-- start of Supplied information --

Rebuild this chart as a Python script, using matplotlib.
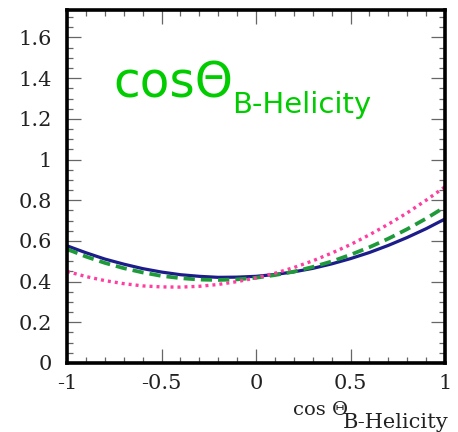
import matplotlib
matplotlib.use("Agg")
import matplotlib.pyplot as plt
from matplotlib.ticker import MultipleLocator

# values at cos(theta) = -1 .. 1, step 0.1
cos_theta = [-1.0, -0.9, -0.8, -0.7, -0.6, -0.5, -0.4, -0.3, -0.2, -0.1, 0.0,
             0.1, 0.2, 0.3, 0.4, 0.5, 0.6, 0.7, 0.8, 0.9, 1.0]
solid_curve = [0.576, 0.542, 0.511, 0.486, 0.464, 0.447, 0.434, 0.426, 0.421, 0.422, 0.426,
               0.435, 0.448, 0.465, 0.487, 0.513, 0.543, 0.578, 0.617, 0.660, 0.708]
dashed_curve = [0.560, 0.523, 0.492, 0.466, 0.445, 0.428, 0.417, 0.410, 0.408, 0.411, 0.419,
                0.432, 0.449, 0.472, 0.499, 0.532, 0.569, 0.611, 0.658, 0.710, 0.767]
dotted_curve = [0.450, 0.425, 0.405, 0.390, 0.379, 0.374, 0.373, 0.377, 0.386, 0.400, 0.418,
                0.441, 0.469, 0.502, 0.540, 0.582, 0.630, 0.682, 0.738, 0.800, 0.866]

x_ticks = [-1, -0.5, 0, 0.5, 1]
x_ticklabels = ["-1", "-0.5", "0", "0.5", "1"]
y_ticks = [0, 0.2, 0.4, 0.6, 0.8, 1.0, 1.2, 1.4, 1.6]
y_ticklabels = ["0", "0.2", "0.4", "0.6", "0.8", "1", "1.2", "1.4", "1.6"]

fig = plt.figure(figsize=(4.58, 4.32), dpi=100)
ax = fig.add_axes([67 / 458, 1 - 363 / 432, 378 / 458, 353 / 432])

ax.plot(cos_theta, solid_curve, color="#1c1c8a", lw=2.3, solid_capstyle="butt")
ax.plot(cos_theta, dashed_curve, color="#1f9a3a", lw=2.7, dashes=(3.0, 1.6))
ax.plot(cos_theta, dotted_curve, color="#ff3ea0", lw=2.4, dashes=(0.9, 1.2))

ax.set_xlim(-1, 1)
ax.set_ylim(0, 1.735)
ax.set_xticks(x_ticks)
ax.set_xticklabels(x_ticklabels)
ax.set_yticks(y_ticks)
ax.set_yticklabels(y_ticklabels)
ax.xaxis.set_minor_locator(MultipleLocator(0.1))
ax.yaxis.set_minor_locator(MultipleLocator(0.05))

ax.tick_params(which="both", direction="in", top=True, right=True,
               color="#666666", width=0.9)
ax.tick_params(which="major", length=10)
ax.tick_params(which="minor", length=4.5)
ax.tick_params(axis="y", pad=11)
ax.tick_params(axis="x", pad=8)
for lab in ax.get_xticklabels() + ax.get_yticklabels():
    lab.set_fontfamily("DejaVu Serif")
    lab.set_fontsize(15)
    lab.set_color("#222222")

for sp in ax.spines.values():
    sp.set_linewidth(2.6)
    sp.set_color("black")

# green title inside the plot
fig.text(113 / 458, 1 - 98 / 432, "cosΘ", color="#00cc00", fontsize=35,
         family="DejaVu Sans", va="baseline", ha="left")
fig.text(232 / 458, 1 - 113 / 432, "B-Helicity", color="#00cc00", fontsize=21,
         family="DejaVu Sans", va="baseline", ha="left")

# axis label
fig.text(293 / 458, 1 - 415 / 432, "cos Θ", color="#222222", fontsize=14,
         family="DejaVu Serif", va="baseline", ha="left")
fig.text(343 / 458, 1 - 428 / 432, "B-Helicity", color="#222222", fontsize=15,
         family="DejaVu Serif", va="baseline", ha="left")

fig.savefig("out.png", dpi=100)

-- end of Supplied information --

■ **Short exercise**:
Restate the material word for word from its first line through the line containing "from matplotlib.ticker import MultipleLocator", both included; the pictures do not belong in it.

■ **Solution to the exercise**:
Rebuild this chart as a Python script, using matplotlib.
import matplotlib
matplotlib.use("Agg")
import matplotlib.pyplot as plt
from matplotlib.ticker import MultipleLocator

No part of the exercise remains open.